Deutch is a frequent columnist and television show guest on matters of taxation and personal finance. She is also the author of The Tax Lady's Guide to Beating the IRS and Saving Big Bucks on Your Taxes. Her second book, Surviving the Coming Tax Disaster, was published in October 2010. Deutch also keeps a blog focusing on fiscal issues as well as her hobbies of baseball and surfing.

In 2010, she worked with SIMZ Productions, a Sacramento-based production company, to film a documentary, "Death or Taxes". The film focuses in on the American taxation system and several stories of individual taxpayers who when overwhelmed by the debt and IRS collection tactics, took drastic steps - including even suicide - in response. It was received by multiple film festivals and won awards at the Los Angeles Movie Awards and Los Angeles Cinema Festival of Hollywood in 2010 and 2011.

===Law practice closed===
On May 12, 2011, Deutch announced that she was closing her law practice and that she would be surrendering her license to practice law. The California State Bar announced that it was conducting an investigation of Deutch. She denied allegations made against her by the State of California.

Deutch formally resigned from the California State Bar on May 20, 2011, after the State Bar Court recommended that she be disbarred. Deutch is no longer eligible to practice law.

==Controversy==
New York City Department of Consumer Affairs (DCA) brought a lawsuit charging Deutch with misleading advertisements that allegedly fail to include key eligibility requirements in order to resolve back taxes with the Internal Revenue Service (IRS) under its Offer in Compromise program. The Offer in Compromise program enables taxpayers to resolve debts by entering into an agreement with the IRS for reduced payments, in which a majority of people do not qualify – a fact allegedly not evident in the Deutch advert. In 2006, she agreed to pay $300,000 to settle the lawsuit for deceptive advertising practices.
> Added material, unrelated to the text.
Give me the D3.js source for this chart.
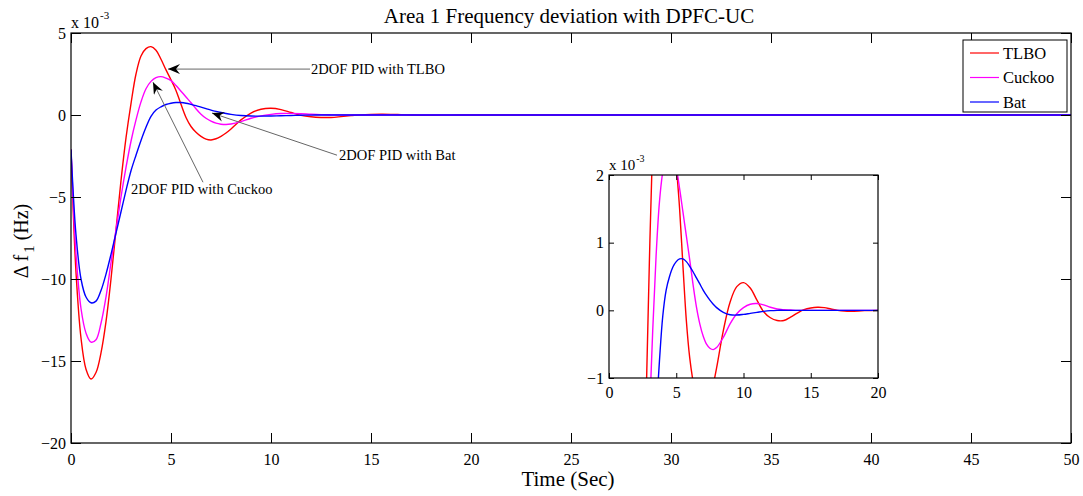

A total of $200,000 was apportioned to affected victims of her deceptive practices, and $100,000 in fines.

On August 23, 2010, the office of the Attorney General of California announced that it would be filing a $34 million lawsuit against Deutch for allegedly "orchestrating a 'heartless scheme' that swindled thousands of people facing serious and expensive tax collection problems with the IRS." Roni Deutch responded to the charges by stating California Attorney General Jerry Brown is "engaging in election year politics" (Brown was running for governor in the November 2010 election at the time of the lawsuit, an election he ended up winning) and that she intends to fight the lawsuit.

A court in California has frozen all the assets of Roni Deutch. The "tax lady" as she was known and her company were sued for $34 million by several attorneys general.

In April 2011, the California attorney general's office asked a court to hold Roni Deutch in contempt of court and to imprison her for shredding millions of documents and withdrawing money to pay other outstanding debts. In May 2011, her attorney asked to be removed from the case because of nonpayment.

Prosecutors state that instead of repaying creditors and former clients, per a recent court order, Deutch withdrew $241,000 from bank accounts and used that money for personal expenses, meanwhile failing to make the $435,000 repayment to the victims of her alleged fraud.

On August 7, 2015, the Office of Attorney General announced a settlement of the civil and criminal actions against Deutch. Per the terms of the settlement, the state of California withdrew its criminal contempt of court charges and dismissed its civil lawsuit. In exchange, Deutch agreed to pay a fine of $2.5 million and perform 350 hours of volunteer work.

==Disbarment==
On July 27, 2017 Deutch was disbarred by the California State Bar in a default proceeding.